In case any Republicans are talking themselves to sleep at night with the hope that no matter what happens in the next few weeks, Team Romney will sail to victory on a sea of Super-PAc New Yorker‘s John Cassidy offers a good reminder of past moneybags that eventually poured vast sums down the rathole of bitter defeat:
Rove and Stuart Stevens, the sometime novelist and bon vivant who is Romney’s campaign manager, may be hoping that they can spend their way to victory, burying President Obama under an avalanche of negative ads, but in their heart of hearts they know they can’t. In today’s politics, money is a necessary condition for success, but it’s by no means sufficient. From Steve Forbes in 1996 to Meg Whitman in 2010 and Rick Perry last year, the political landscape is littered with the detritus of well-funded campaigns that self-destructed because the candidate wasn’t up to it, the opposition was too strong, or the objective conditions were unfavorable.
That’s even more to the point given the political-science consensus that paid media probably have less impact on presidential general elections than most any other contests (thanks to the vast quantity of “earned media” on the table, and the universal name recognition already achieved by any major-party nominee).
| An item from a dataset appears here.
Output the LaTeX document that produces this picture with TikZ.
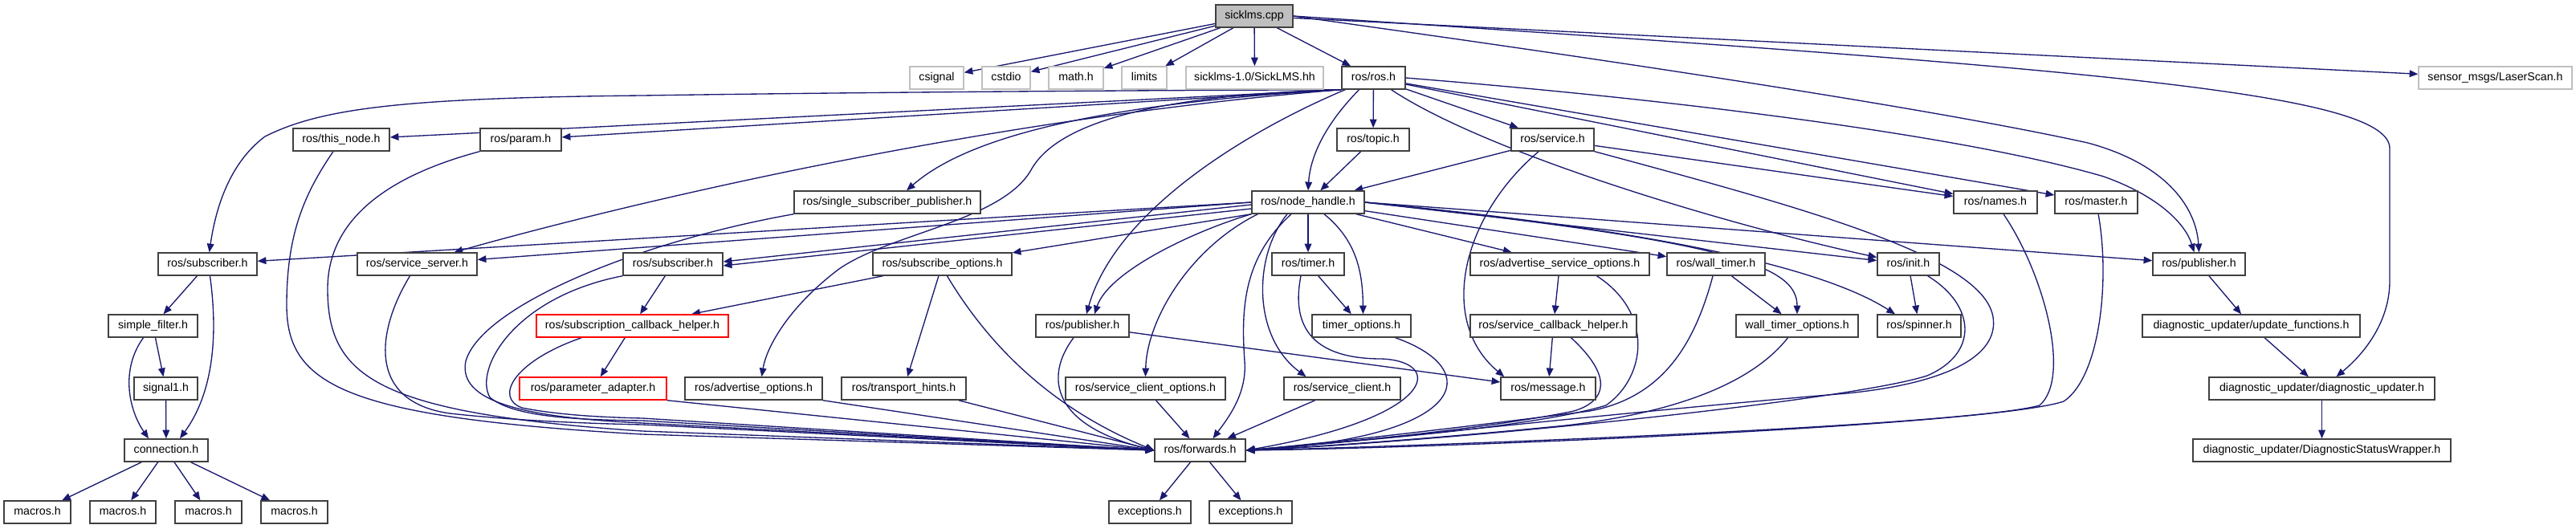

After recommending some highly unlikely game-changing running-mates, Cassidy argues it all boils down to Mitt finding some way to “establish some sort of bond with the public.” Consider all the unusual aspects of Romney’s life and personality, and the rather alarming fact that he doesn’t want to talk about his own record of governing or his agenda for the future, and you have to say: Good luck with that! It’s all the more reason we can count on Romney and his moneyed backers to go negative with a true vengeance down the stretch.
They don’t have much of a positive story to tell, even with the best and most expensive ads. The fact that history shows that usually doesn’t work doesn’t much matter: you play the hand you are dealt.